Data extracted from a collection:

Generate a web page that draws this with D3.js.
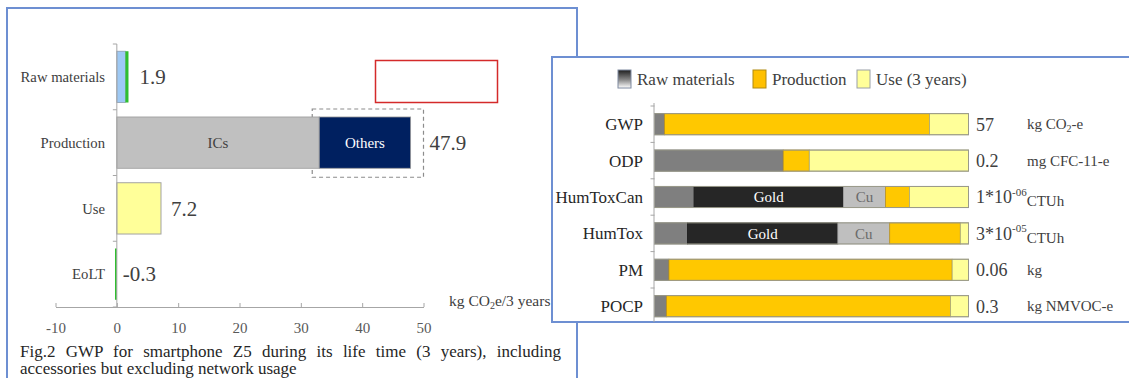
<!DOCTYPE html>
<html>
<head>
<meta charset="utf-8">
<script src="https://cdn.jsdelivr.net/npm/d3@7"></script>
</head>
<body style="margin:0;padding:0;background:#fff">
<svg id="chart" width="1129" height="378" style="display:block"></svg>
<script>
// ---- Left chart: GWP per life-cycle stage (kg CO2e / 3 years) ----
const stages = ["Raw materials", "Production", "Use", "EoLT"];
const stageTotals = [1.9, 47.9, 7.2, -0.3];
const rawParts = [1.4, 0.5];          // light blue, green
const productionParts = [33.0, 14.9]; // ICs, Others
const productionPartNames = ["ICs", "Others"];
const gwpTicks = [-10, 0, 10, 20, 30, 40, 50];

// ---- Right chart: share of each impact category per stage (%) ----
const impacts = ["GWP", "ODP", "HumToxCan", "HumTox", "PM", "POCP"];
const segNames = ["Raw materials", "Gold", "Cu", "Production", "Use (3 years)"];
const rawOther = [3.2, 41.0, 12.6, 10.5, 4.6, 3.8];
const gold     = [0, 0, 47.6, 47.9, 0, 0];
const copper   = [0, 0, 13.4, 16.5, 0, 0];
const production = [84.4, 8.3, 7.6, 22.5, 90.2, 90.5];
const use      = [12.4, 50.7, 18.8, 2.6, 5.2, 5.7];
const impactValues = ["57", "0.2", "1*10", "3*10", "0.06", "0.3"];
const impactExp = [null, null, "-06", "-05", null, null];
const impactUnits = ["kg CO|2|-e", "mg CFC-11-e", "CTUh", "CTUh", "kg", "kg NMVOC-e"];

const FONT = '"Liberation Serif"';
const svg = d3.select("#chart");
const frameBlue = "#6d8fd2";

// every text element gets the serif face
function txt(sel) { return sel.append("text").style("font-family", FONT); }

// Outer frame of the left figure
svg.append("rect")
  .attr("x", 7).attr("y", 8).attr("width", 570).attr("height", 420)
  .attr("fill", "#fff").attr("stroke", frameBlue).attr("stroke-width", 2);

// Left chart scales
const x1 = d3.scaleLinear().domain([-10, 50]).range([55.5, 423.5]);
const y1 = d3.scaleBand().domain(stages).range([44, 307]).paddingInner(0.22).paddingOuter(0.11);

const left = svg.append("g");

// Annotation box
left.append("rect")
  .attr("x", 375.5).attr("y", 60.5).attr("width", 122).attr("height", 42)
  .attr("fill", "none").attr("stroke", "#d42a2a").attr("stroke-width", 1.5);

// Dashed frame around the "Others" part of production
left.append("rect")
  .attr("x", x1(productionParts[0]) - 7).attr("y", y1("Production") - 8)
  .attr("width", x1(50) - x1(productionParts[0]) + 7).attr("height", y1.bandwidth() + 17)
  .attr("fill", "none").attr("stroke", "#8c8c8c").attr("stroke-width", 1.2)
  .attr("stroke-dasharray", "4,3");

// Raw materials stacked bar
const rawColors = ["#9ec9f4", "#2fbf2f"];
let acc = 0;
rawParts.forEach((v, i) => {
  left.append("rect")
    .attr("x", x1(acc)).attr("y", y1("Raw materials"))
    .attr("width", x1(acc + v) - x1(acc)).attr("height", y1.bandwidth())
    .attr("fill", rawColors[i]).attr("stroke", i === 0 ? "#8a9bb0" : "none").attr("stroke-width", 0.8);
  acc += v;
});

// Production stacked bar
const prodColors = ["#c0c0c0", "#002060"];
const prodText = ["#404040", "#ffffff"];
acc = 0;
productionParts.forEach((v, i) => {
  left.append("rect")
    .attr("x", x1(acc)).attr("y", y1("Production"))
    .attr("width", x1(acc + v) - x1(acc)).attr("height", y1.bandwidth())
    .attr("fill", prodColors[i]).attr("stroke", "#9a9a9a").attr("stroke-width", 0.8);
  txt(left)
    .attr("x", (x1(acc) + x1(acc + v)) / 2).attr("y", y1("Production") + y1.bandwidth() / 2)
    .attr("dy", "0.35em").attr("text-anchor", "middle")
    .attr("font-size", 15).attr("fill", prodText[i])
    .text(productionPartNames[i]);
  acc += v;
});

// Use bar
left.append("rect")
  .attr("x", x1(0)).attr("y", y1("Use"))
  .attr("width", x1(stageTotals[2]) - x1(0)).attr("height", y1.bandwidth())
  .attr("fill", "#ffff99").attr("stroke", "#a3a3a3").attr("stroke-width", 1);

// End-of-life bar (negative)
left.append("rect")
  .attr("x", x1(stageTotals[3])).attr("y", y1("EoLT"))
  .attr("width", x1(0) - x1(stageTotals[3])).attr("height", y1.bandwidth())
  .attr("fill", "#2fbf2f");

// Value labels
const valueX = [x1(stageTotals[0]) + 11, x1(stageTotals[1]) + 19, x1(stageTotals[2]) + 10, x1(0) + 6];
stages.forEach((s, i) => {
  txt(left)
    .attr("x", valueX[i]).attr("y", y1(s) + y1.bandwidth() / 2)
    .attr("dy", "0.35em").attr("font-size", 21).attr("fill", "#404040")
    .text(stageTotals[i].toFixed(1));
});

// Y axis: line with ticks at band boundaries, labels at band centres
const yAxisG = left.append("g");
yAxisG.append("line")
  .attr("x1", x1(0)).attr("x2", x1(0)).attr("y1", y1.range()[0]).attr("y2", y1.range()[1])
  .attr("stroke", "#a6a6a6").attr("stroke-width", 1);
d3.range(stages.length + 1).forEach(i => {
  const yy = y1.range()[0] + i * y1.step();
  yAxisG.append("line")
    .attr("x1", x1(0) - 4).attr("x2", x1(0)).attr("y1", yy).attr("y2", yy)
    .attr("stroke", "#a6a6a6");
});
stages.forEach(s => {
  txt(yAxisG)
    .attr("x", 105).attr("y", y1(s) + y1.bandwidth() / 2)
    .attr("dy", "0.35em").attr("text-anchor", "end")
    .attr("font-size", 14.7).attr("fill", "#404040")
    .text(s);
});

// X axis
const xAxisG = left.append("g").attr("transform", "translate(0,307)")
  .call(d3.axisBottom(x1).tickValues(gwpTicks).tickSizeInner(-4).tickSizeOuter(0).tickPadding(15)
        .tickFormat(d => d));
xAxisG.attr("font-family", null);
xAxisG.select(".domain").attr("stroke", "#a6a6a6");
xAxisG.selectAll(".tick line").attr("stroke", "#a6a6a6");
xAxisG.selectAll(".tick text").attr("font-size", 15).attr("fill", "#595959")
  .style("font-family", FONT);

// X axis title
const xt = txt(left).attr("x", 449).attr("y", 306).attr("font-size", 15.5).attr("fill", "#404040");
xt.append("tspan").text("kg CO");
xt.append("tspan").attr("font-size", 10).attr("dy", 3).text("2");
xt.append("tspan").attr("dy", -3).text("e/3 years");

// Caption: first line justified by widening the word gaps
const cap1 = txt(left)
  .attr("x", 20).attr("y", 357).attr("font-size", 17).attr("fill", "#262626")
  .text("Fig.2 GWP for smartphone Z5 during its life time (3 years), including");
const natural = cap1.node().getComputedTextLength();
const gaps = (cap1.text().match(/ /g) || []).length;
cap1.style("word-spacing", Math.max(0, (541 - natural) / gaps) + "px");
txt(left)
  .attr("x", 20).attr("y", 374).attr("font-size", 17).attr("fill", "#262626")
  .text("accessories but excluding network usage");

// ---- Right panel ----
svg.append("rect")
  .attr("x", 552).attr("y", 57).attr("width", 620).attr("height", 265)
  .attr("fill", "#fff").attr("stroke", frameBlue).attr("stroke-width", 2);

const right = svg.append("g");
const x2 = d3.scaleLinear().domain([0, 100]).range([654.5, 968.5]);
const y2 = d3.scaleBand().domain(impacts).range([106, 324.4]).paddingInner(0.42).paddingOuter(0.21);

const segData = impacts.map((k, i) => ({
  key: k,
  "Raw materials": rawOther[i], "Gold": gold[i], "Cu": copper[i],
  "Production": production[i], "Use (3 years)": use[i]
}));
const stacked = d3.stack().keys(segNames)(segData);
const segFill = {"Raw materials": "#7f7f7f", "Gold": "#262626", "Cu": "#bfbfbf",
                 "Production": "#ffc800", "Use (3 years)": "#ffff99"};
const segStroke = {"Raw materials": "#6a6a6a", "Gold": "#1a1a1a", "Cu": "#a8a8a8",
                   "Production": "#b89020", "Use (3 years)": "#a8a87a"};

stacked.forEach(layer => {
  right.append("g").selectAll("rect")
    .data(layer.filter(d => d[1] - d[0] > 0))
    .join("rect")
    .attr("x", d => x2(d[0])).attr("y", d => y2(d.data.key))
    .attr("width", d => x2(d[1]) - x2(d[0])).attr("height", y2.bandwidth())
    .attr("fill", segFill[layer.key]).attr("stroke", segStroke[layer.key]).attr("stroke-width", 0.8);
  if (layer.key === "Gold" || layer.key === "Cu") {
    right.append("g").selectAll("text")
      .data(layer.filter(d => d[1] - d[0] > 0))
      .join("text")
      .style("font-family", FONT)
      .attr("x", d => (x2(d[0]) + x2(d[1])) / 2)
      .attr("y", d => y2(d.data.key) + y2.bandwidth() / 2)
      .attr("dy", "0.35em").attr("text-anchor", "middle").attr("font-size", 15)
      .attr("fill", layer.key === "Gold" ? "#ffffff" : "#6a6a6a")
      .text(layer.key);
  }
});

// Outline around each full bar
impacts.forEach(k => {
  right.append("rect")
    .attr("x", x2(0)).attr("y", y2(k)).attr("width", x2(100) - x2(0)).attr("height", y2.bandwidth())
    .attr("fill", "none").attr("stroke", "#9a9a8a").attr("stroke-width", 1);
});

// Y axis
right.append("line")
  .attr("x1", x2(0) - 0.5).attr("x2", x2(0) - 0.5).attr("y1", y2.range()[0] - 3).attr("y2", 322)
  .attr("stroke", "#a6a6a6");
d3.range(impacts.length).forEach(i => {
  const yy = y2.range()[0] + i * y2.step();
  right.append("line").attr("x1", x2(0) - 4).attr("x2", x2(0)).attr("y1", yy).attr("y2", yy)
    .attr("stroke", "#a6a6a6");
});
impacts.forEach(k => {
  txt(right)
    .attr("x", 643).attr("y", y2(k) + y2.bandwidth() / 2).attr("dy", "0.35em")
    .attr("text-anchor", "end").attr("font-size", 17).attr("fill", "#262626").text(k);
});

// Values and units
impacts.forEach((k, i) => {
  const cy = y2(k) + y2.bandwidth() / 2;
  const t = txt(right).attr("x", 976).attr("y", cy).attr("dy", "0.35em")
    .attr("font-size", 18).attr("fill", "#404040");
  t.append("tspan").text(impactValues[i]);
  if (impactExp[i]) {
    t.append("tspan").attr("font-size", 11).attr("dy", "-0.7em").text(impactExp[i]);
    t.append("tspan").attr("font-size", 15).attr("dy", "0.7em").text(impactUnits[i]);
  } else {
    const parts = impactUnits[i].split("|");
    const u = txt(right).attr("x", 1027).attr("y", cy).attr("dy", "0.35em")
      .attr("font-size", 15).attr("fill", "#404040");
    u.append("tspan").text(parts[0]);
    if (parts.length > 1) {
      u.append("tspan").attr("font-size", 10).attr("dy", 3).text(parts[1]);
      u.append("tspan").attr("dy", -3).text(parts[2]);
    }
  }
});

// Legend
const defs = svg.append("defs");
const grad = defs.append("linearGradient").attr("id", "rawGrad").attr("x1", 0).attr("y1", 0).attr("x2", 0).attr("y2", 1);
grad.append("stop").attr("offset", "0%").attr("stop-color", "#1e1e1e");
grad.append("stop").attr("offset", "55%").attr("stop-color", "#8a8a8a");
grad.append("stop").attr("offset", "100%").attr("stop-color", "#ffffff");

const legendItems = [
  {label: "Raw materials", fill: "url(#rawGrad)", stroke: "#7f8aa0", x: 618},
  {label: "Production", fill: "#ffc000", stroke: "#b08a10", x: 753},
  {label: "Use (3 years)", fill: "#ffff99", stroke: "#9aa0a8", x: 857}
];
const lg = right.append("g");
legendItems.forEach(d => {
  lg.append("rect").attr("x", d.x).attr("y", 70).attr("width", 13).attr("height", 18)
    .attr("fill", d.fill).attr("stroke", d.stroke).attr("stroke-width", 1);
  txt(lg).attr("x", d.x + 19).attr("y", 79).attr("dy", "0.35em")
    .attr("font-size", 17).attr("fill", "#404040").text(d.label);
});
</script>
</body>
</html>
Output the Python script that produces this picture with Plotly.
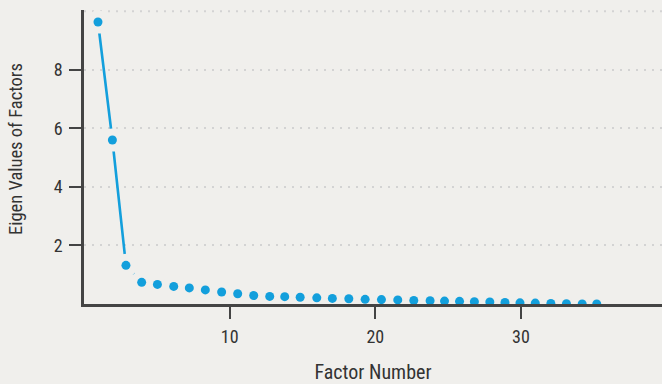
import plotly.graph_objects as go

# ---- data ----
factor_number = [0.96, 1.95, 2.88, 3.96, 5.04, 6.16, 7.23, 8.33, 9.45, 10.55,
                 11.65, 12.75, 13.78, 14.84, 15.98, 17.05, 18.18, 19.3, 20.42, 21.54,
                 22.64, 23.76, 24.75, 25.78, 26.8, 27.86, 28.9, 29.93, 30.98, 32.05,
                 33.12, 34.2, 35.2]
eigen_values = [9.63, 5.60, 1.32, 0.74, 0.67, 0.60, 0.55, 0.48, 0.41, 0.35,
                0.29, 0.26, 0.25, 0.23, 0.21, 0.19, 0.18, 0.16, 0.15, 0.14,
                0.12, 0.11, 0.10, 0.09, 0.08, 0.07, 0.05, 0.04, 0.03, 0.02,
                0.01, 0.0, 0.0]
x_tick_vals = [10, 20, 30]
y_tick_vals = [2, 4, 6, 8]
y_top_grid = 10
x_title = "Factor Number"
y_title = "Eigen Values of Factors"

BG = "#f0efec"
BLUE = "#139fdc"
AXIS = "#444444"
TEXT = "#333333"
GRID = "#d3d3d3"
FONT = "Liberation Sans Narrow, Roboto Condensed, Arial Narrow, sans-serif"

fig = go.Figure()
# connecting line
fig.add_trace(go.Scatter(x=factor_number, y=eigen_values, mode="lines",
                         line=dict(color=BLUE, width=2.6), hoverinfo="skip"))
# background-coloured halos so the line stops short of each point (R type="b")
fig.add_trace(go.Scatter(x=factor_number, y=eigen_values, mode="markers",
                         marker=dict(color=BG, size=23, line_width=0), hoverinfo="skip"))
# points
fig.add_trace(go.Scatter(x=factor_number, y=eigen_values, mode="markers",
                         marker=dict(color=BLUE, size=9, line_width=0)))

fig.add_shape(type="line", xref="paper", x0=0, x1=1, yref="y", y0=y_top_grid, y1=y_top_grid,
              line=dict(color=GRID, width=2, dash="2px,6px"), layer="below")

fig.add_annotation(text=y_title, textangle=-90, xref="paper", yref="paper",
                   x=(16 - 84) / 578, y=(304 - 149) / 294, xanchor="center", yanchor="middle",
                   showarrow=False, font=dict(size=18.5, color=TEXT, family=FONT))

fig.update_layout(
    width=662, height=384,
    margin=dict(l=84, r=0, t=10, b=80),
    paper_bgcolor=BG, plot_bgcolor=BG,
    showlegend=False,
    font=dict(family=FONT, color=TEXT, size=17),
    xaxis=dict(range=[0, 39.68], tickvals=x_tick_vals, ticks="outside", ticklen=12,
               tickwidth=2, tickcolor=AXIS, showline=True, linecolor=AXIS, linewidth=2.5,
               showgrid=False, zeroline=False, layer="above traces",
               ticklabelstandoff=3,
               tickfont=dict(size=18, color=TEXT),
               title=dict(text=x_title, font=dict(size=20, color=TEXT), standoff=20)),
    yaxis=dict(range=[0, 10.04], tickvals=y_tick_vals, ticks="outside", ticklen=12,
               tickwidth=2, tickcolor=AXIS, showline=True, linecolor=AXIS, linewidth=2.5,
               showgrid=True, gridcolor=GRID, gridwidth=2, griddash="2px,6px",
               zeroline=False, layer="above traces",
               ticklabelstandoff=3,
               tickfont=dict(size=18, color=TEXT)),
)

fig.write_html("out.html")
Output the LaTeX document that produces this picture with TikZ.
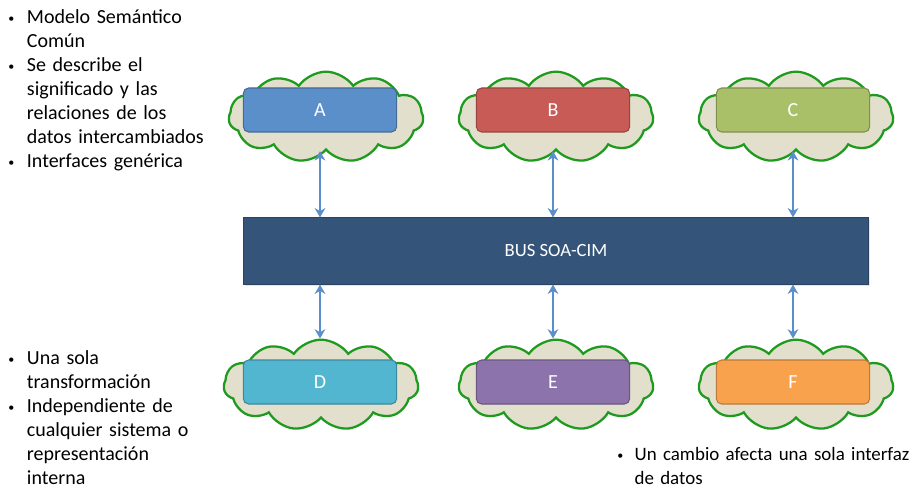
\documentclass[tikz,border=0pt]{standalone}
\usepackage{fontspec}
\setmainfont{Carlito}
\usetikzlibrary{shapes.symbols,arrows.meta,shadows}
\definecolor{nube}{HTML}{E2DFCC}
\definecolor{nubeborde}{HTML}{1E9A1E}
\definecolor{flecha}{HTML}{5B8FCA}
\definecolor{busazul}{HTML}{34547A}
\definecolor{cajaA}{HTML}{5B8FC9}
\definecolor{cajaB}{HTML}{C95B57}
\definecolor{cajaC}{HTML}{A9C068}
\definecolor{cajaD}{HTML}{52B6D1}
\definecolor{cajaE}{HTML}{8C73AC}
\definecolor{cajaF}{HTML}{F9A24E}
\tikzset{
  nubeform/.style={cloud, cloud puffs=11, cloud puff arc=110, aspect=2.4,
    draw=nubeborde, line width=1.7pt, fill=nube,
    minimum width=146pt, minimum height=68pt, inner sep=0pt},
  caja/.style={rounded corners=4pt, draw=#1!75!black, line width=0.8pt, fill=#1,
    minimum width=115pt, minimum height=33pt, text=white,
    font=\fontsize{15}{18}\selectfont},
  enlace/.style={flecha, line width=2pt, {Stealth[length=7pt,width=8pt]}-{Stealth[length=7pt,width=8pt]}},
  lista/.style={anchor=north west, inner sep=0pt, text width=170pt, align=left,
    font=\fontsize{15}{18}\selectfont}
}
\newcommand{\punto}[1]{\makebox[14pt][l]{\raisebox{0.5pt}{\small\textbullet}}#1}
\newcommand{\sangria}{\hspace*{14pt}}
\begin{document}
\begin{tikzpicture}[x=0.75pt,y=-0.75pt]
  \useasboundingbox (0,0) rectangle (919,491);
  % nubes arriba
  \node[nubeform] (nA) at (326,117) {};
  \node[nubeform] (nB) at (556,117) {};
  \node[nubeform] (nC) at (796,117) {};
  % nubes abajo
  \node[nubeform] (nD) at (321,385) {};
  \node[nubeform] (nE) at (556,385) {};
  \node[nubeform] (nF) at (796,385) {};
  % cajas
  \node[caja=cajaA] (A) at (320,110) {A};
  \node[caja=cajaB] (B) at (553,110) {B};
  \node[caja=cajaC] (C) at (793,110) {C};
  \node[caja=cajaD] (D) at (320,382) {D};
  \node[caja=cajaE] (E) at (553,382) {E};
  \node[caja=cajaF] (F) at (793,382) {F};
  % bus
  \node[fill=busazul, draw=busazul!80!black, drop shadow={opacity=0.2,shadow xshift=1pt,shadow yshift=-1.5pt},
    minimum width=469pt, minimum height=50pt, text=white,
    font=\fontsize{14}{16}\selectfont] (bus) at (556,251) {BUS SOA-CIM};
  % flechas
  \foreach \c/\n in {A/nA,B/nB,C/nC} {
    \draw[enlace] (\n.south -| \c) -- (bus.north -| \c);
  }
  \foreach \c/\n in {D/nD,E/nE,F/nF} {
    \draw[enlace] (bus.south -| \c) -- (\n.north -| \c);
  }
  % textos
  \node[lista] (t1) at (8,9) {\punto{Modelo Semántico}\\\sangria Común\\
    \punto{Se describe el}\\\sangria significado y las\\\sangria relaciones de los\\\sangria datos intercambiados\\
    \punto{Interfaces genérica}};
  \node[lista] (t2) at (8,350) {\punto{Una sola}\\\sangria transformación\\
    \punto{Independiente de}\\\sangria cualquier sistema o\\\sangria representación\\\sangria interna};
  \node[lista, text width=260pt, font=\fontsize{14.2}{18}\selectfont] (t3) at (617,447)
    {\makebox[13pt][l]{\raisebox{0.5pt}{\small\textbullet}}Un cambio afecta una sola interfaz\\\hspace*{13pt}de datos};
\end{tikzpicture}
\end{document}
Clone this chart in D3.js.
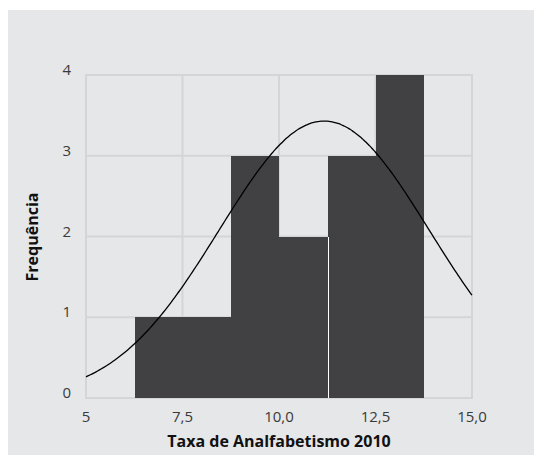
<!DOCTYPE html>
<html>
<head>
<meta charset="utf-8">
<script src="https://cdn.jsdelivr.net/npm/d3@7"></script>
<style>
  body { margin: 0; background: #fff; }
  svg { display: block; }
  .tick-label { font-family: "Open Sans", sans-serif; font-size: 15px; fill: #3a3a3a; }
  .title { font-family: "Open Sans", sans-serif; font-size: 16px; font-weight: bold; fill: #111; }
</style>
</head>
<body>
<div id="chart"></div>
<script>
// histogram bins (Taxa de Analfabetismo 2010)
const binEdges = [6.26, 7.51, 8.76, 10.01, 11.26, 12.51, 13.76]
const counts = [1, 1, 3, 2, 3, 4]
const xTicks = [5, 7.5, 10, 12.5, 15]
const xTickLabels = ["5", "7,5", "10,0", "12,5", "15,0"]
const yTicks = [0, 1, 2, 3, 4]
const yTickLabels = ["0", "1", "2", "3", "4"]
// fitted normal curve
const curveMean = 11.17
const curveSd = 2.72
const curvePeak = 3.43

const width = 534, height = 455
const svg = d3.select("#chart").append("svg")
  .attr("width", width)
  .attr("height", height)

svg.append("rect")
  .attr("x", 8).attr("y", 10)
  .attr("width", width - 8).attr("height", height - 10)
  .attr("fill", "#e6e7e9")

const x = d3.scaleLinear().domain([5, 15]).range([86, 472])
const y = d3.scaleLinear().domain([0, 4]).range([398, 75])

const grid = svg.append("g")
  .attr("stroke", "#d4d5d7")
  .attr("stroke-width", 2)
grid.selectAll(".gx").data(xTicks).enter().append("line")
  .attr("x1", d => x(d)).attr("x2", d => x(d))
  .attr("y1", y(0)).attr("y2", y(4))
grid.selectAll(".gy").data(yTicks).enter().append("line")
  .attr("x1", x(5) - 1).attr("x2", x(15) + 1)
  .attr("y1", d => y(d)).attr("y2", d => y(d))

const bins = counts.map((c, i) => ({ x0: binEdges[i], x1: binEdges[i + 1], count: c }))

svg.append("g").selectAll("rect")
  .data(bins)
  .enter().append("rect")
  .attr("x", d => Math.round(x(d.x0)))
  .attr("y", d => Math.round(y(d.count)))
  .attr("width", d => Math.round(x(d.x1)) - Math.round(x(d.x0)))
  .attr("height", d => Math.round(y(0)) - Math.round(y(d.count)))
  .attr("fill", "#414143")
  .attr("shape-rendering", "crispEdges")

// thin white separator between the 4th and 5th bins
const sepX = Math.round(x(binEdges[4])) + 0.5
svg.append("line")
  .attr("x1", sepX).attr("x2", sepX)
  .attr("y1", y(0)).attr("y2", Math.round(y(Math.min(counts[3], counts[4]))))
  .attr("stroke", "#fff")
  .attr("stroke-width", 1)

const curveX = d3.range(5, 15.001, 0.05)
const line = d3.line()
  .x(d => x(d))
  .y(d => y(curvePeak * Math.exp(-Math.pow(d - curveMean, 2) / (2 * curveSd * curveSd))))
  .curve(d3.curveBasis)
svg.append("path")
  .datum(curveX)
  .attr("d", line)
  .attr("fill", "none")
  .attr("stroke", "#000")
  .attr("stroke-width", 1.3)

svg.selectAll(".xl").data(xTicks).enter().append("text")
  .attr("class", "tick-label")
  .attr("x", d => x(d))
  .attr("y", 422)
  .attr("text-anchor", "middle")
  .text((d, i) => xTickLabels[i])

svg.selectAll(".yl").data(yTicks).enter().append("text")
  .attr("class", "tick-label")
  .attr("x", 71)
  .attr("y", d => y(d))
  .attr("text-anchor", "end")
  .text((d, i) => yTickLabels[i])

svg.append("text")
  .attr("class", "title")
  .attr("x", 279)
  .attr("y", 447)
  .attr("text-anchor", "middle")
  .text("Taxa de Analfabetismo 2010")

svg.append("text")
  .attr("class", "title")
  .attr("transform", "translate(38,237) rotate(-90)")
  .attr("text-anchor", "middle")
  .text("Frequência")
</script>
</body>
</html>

- **YOUR OBJECTIVE**: Identify every line above that includes the word "this", and show those lines.

- **FINISHED EXERCISE**:
Generate a web page that draws this with D3.js.
Output the Python script that produces this picture with Plotly.
Output the LaTeX document that produces this picture with TikZ.
Clone this chart in D3.js.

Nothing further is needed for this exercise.